L'étude 2016 montre un relèvement des marges des entreprises et notamment des distributeur spécialisés qui accompagnement le développement de la consommation avec l'ouverture d'un magasin bio tous les deux jours en France: "Les  marges  de  la  distribution  bio  spécialisée  sont  en  nette  hausse. Le ratio résultat de l’exercice / chiffre d’affaires s’élevait à 2,1% en 2013 et il a augmenté pour atteindre 3,1% en 2014 et 4,1% en 2015. Ces marges apparaissent comme élevées  si  on  les  compare  avec  les supermarchés  «conventionnels» où le  ratio résultat de l’exercice / chiffre d’affaires est inférieur à 1%." (p.18)
L'auteur rappelle par ailleurs l'étude de l'ISARA de 2012 qui montrait sur trois types de produits (lait, vin, pomme) que la grande distribution avait des marges également supérieures que pour les autres produits (3x plus sur la pomme par exemple, ce qui explique quasiment  la différence de prix). Familles Rurales vient de publier son observatoire des prix 2017 et constate en effet une "guerre des prix" entre marques de distributeurs conventionnelles qui aboutit à une stagnation ou régression des prix sur dix ans. Si les prix en bio (oeufs, lait, jus d'orange) sont bien plus élevés en GMS et hard discount confirmant l'hypothèse de taux de marges supérieurs, l'association de consommateurs constate pourtant "qu'il est possible de trouver du bio moins cher que certains produits conventionnels", preuve que les filières bio sont d'ores et déjà différenciées et pour partie calquées sur un schéma déflationniste. Des constats qui nourrissent les théories de la bifurcation de la bio (les 2 bio) ou même la remise en cause de la crédibilité des produits (importations etc.).

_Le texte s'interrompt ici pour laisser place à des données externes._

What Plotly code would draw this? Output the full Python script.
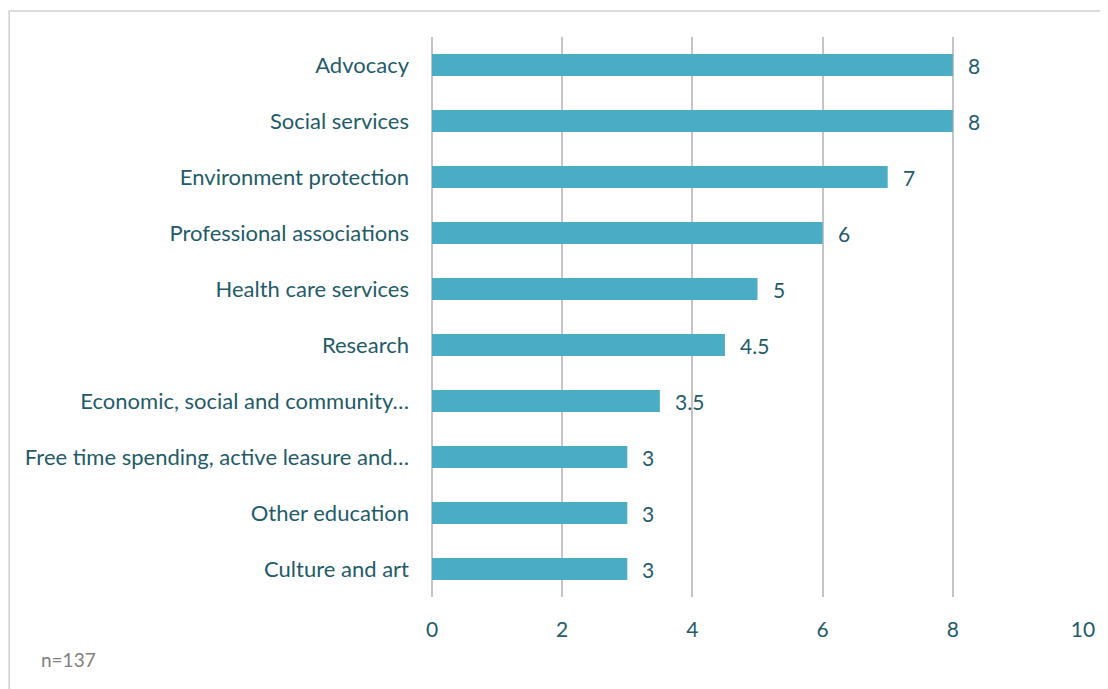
import plotly.graph_objects as go

categories = ["Advocacy", "Social services", "Environment protection", "Professional associations",
              "Health care services", "Research", "Economic, social and community…",
              "Free time spending, active leasure and…", "Other education", "Culture and art"]
values = [8, 8, 7, 6, 5, 4.5, 3.5, 3, 3, 3]
value_labels = ["8", "8", "7", "6", "5", "4.5", "3.5", "3", "3", "3"]
x_ticks = [0, 2, 4, 6, 8, 10]
note = "n=137"

text_color = "#235B69"
bar_color = "#4BACC6"
font_family = "Lato, Open Sans, sans-serif"

fig = go.Figure()
fig.add_trace(go.Bar(
    y=categories, x=values, orientation="h",
    marker=dict(color=bar_color, line=dict(width=0)),
    width=0.39, hoverinfo="x+y",
))

for c, v, t in zip(categories, values, value_labels):
    fig.add_annotation(x=v, y=c, text=t, showarrow=False, xanchor="left", xshift=13,
                       font=dict(family=font_family, size=21, color=text_color))

fig.add_annotation(x=-0.603, y=-0.112, xref="paper", yref="paper", text=note, showarrow=False,
                   xanchor="left", yanchor="middle",
                   font=dict(family=font_family, size=19, color="#808080"))

fig.add_shape(type="rect", xref="paper", yref="paper", x0=-0.6495, x1=1.2, y0=-0.3, y1=1.0464,
              line=dict(color="#D0D0D0", width=1.5), fillcolor="rgba(0,0,0,0)", layer="below")

fig.update_layout(
    width=1100, height=681,
    margin=dict(l=424, r=25, t=29, b=92),
    paper_bgcolor="white", plot_bgcolor="white",
    showlegend=False,
    font=dict(family=font_family, size=21, color=text_color),
    xaxis=dict(range=[0, 10], tickvals=x_ticks, ticktext=[str(t) for t in x_ticks],
               showgrid=True, gridcolor="#C4C4C4", gridwidth=1.5,
               zeroline=True, zerolinecolor="#C4C4C4", zerolinewidth=1.5,
               showline=False, ticks="", ticklabelstandoff=18,
               tickfont=dict(family=font_family, size=21, color=text_color), fixedrange=True),
    yaxis=dict(categoryorder="array", categoryarray=categories[::-1], autorange=True,
               showgrid=False, zeroline=False, showline=False, ticks="", ticklabelstandoff=22,
               tickfont=dict(family=font_family, size=22, color=text_color), fixedrange=True),
)

fig.write_html("out.html")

Globalement, au regard du constat sans appel des prix en conventionnels, on aurait donc un marché bio résistant pour le moment à la spirale déflationniste pour plusieurs raisons structurelles comme notamment une croissance de la demande, pas d'effet de saturation de marché, une diversité de circuits de commercialisation et des innovations produits permanentes associant les consommateurs. Les gains de productivité effectivement constatés par l'étude financeraient en retour ces spécificités (innovation, marketing, investissements) plutôt qu'une baisse des prix. Mais, on le voit sur les produits phares de la GMS, la question est posée de plus en plus des écarts de prix entre "bio" et conventionnel au regard des écarts de prix au sein même de la bio. Ainsi, un responsable d'organisation économique de producteurs bio expliquait récemment comment un fabricant d'oeufs bio "fabriqués en France" lui demandait de s'aligner sur le prix d'aliments d'origine extra communautaire sans que cela ne garantisse une différence de prix pour le consommateur au final. Le 1er février 2017, l'OP laitière bio Seine et Loire a publié un communiqué pour dénoncer les promotions entre enseignes qui tirent les prix vers le bas et menace une filière encore en devenir. La sonnette d'alarme est tirée.

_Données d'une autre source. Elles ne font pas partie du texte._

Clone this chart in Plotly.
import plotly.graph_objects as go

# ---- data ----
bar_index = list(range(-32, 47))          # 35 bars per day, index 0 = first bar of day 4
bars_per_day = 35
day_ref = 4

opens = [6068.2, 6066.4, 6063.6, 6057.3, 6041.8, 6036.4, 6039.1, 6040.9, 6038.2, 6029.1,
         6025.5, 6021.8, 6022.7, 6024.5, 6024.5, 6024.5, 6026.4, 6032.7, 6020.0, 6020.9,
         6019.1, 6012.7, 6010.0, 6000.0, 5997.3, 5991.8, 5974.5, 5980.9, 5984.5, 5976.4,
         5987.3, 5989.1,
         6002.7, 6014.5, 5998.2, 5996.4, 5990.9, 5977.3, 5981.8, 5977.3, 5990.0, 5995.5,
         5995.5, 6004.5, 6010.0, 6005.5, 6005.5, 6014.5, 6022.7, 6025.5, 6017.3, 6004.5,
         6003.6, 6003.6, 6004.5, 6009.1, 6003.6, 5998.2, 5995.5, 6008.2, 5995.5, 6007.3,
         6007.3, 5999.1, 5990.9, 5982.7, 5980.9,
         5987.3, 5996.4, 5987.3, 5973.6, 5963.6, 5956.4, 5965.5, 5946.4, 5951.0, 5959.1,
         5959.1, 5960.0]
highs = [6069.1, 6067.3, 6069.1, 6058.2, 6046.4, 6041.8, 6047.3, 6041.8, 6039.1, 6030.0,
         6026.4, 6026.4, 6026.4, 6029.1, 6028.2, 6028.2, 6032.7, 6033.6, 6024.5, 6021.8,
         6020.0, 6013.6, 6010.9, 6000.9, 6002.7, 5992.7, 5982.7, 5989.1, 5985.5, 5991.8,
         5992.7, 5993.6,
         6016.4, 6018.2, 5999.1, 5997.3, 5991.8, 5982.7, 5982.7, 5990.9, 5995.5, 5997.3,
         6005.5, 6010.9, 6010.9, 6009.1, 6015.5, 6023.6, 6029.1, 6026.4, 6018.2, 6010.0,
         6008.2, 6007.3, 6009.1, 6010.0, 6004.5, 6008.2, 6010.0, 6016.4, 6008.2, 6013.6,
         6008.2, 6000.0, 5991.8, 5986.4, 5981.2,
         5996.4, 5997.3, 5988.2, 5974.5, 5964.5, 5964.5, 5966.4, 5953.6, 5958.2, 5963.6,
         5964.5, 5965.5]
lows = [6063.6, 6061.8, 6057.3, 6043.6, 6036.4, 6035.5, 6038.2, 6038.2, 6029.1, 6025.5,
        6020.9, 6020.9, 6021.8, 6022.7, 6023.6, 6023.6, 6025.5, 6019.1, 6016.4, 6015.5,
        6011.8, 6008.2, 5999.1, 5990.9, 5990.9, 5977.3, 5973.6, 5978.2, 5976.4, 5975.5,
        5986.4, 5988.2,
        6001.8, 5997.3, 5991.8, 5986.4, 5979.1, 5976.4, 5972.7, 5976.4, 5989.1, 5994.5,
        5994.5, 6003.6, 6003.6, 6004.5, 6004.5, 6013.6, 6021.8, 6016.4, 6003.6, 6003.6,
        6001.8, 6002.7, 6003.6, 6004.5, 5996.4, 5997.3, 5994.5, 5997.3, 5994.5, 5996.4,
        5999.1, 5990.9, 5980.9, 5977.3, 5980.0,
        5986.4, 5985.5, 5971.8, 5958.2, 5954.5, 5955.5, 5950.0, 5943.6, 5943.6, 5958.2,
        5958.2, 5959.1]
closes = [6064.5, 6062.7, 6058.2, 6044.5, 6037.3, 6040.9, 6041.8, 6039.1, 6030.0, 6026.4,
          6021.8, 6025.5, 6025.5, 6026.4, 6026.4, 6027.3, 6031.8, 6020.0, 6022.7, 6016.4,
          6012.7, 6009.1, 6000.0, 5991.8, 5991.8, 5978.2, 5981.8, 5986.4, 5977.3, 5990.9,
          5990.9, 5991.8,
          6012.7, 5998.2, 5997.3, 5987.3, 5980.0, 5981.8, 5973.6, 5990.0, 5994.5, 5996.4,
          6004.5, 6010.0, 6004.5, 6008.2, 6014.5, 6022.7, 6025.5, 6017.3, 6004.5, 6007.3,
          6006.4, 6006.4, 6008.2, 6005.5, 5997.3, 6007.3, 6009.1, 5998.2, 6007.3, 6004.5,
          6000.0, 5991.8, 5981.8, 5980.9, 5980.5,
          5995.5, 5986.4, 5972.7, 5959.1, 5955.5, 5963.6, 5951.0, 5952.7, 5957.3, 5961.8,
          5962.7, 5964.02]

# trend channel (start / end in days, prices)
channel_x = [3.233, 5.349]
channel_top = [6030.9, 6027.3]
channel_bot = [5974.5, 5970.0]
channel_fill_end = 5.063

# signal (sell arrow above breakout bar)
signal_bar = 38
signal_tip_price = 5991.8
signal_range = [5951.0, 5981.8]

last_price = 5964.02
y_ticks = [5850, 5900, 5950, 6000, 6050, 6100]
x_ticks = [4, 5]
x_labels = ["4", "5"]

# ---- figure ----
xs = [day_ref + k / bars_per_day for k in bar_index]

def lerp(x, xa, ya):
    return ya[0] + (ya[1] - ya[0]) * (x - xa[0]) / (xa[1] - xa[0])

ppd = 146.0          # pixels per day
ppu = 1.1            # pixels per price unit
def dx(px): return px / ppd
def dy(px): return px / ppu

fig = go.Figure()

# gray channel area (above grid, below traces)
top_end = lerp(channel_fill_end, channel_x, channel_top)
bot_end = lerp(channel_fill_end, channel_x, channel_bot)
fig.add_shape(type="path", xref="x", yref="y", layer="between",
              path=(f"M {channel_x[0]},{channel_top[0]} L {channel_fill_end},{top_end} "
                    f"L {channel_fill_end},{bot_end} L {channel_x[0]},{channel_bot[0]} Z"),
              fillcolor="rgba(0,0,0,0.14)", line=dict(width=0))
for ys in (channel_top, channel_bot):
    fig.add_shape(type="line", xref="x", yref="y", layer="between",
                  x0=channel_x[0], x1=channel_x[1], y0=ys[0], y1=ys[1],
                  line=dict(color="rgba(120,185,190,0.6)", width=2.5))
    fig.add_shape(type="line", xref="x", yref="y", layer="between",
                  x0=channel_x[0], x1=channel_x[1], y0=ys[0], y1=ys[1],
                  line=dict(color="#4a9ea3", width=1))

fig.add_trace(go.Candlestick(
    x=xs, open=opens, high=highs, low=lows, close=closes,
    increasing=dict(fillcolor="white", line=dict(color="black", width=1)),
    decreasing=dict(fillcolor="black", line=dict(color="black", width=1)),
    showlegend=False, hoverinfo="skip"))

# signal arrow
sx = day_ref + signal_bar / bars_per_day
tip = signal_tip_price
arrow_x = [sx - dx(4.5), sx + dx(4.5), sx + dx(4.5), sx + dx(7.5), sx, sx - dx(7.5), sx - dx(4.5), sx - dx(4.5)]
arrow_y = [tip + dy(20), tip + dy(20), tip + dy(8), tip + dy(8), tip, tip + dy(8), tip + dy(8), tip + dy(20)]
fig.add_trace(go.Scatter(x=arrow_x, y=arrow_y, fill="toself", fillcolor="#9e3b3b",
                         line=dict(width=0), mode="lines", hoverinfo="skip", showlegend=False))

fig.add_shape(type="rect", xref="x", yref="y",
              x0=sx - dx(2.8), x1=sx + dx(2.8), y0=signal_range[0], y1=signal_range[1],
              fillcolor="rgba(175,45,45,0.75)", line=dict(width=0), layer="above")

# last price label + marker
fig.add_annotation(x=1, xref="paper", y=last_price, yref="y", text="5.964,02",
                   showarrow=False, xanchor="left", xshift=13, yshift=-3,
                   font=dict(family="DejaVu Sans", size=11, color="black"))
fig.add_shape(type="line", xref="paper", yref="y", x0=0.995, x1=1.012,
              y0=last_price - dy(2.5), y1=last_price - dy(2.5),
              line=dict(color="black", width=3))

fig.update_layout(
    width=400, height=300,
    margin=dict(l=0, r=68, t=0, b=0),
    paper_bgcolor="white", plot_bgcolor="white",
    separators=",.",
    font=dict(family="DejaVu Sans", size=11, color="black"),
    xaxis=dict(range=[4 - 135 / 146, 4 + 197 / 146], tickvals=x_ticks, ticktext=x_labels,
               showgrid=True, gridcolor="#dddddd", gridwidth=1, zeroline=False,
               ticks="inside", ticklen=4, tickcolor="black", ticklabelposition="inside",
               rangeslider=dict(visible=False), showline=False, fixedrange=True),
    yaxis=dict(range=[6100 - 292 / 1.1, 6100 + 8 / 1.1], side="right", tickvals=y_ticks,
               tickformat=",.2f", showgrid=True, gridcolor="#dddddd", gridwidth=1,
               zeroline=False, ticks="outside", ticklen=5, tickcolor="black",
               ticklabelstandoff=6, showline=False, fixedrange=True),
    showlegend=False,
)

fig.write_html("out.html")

Quelles alternatives à la spirale déflationniste? Des filières agricoles équitables

Le débat sur l'économie de la bio est donc un débat de société. Quelle économie voulons nous pour quelle rémunération du travail, des investissements, des externalités de la production bio? La FNAB a travaillé en partenariat avec la Plate forme française du commerce équitable (PFCE) le 8 décembre 2016 sur les filières équitable en France ("pour plus d'équité dans les filières agricoles").

Plusieurs exemples ont été donnés de construction de filières à partir du juste prix du produit: Biocoop avec sa filière "ensemble avec les producteurs" ou encore Système U avec son partenariat contractualisé avec Les porcs bio de France ou encore l'entreprise Biolait.

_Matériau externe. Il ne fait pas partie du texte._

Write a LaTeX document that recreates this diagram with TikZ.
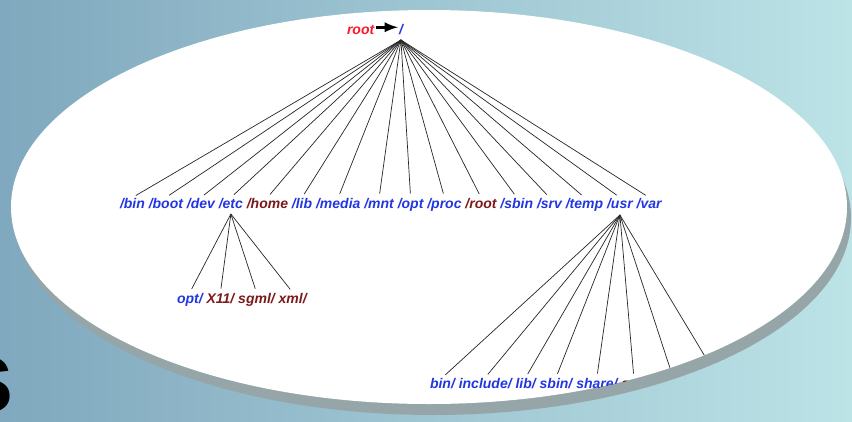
\documentclass[tikz,border=0pt]{standalone}
\usepackage{fontspec}
\setmainfont{Liberation Sans}
\usetikzlibrary{arrows,calc,positioning}
\definecolor{dirblue}{RGB}{35,55,225}
\definecolor{dirred}{RGB}{125,25,25}
\definecolor{rootred}{RGB}{250,25,45}
\definecolor{bgleft}{RGB}{128,168,190}
\definecolor{bgright}{RGB}{188,227,230}
\definecolor{rim}{RGB}{150,166,168}
\tikzset{
        dir/.style = {font=\bfseries\itshape\fontsize{14}{16}\selectfont,
            text=dirblue, inner sep=0pt, outer sep=0pt,
            text height=10.5pt, text depth=3pt},
        sysdir/.style = {dir, text=dirred},
        link/.style = {draw, black!85, line width=0.7pt, shorten >=4pt},
        oval/.style = {x radius=418, y radius=197},
    }

\begin{document}
\begin{tikzpicture}[x=1pt,y=-1pt,node distance=3.9pt]
    \shade[left color=bgleft,right color=bgright] (0,0) rectangle (852,421);
    \useasboundingbox (0,0) rectangle (852,421);
    \node[anchor=base east, inner sep=0pt, font=\bfseries\fontsize{104}{104}\selectfont] (title) at (15,412) {s};

    % frame
    \fill[rim] (433,218) ellipse [oval];
    \fill[white] (429,207) ellipse [oval];

    \begin{scope}
        \clip (429,207) ellipse [oval];

        % root
        \node[dir, text=rootred, anchor=base west] (rootname) at (347,34) {root};
        \node[dir, anchor=base west] (top) at (399,34) {/};
        \draw[-latex, line width=3.5pt] (rootname.east) ++(2,-3) -- ($(top.west)+(-1,-3)$);
        \coordinate[below=3pt of top.south] (hub);

        % first level
        \node[dir, anchor=base west] (bin) at (120,208) {/bin};
        \node[dir, right=of bin] (boot) {/boot};
        \node[dir, right=of boot] (dev) {/dev};
        \node[dir, right=of dev] (etc) {/etc};
        \node[sysdir, right=of etc] (home) {/home};
        \node[dir, right=of home] (lib) {/lib};
        \node[dir, right=of lib] (media) {/media};
        \node[dir, right=of media] (mnt) {/mnt};
        \node[dir, right=of mnt] (opt) {/opt};
        \node[dir, right=of opt] (proc) {/proc};
        \node[sysdir, right=of proc] (rootdir) {/root};
        \node[dir, right=of rootdir] (sbin) {/sbin};
        \node[dir, right=of sbin] (srv) {/srv};
        \node[dir, right=of srv] (temp) {/temp};
        \node[dir, right=of temp] (usr) {/usr};
        \node[dir, right=of usr] (var) {/var};

        \foreach \d in {bin,boot,dev,etc,home,lib,media,mnt,opt,proc,rootdir,sbin,srv,temp,usr,var}
            \draw[link] (hub) -- (\d.north);

        % under /etc
        \coordinate[below=3pt of etc.south] (etchub);
        \node[dir, anchor=base west] (etcopt) at (177,303) {opt/};
        \node[sysdir, right=of etcopt] (xeleven) {X11/};
        \node[sysdir, right=of xeleven] (sgml) {sgml/};
        \node[sysdir, right=of sgml] (xml) {xml/};

        \foreach \d in {etcopt,xeleven,sgml,xml}
            \draw[link] (etchub) -- (\d.north);

        % under /usr
        \coordinate[below=4pt of usr.south] (usrhub);
        \node[dir, anchor=base west] (ubin) at (430,388) {bin/};
        \node[dir, right=of ubin] (uinclude) {include/};
        \node[dir, right=of uinclude] (ulib) {lib/};
        \node[dir, right=of ulib] (usbin) {sbin/};
        \node[dir, right=of usbin] (ushare) {share/};
        \node[sysdir, right=of ushare] (usrc) {src/};
        \node[sysdir, right=of usrc] (ux) {X11R6/};
        \node[dir, right=of ux] (ulocal) {local/};

        \foreach \d in {ubin,uinclude,ulib,usbin,ushare,usrc,ux,ulocal}
            \draw[link] (usrhub) -- (\d.north);
    \end{scope}
\end{tikzpicture}
\end{document}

Le distributeur peut ainsi afficher une transparence des prix et des marges sur ses produits contractualisés:

Dans ces deux cas, on a bien l'idée que les pratiques commerciales entendues au sens large (jusqu'à l'accompagnement technique de la filière) font l'équitabilité indépendamment des intentions affichées ou supposées des acteurs. Pour Biocoop, ou encore Biolait, on parle d'un acte politique ("voter avec sa fourchette") qui associerait les parties prenantes des producteurs aux consommateurs. Évidemment cette construction à un "prix", celui de notamment de l'origine France, de critères de production avancés et de l'organisation collective de mise en marché (avec pratiques de mutualisation des fermes).
L'enjeu des prix "du bio" est éclairant des tensions extrêmes d'une filière agro-alimentaire au bout d'une logique de guerre des prix aux conséquences désastreuses pour tous les acteurs. Engager la guerre des prix pour capter les parts de marchés "coûte que coûte", c'est porter une responsabilité lourde aujourd'hui pour l'avenir de filières bio encore minoritaires et issues de constructions politiques originales, incluant les consommateurs dans un nouveau contrat social. Rappeler cette responsabilité aux enseignes et industriels n'élude évidemment pas celle des acteurs de la filière sur les gains de compétitivité prix dans le respect des équilibres de valeur ajoutée, ni celle des pouvoirs publics dans la régulation des filières, leur développement au plus près des initiatives territoriales et leurs volontarismes pour des politiques enfin efficientes autour de l'alimentation sociale (dont la restauration collective).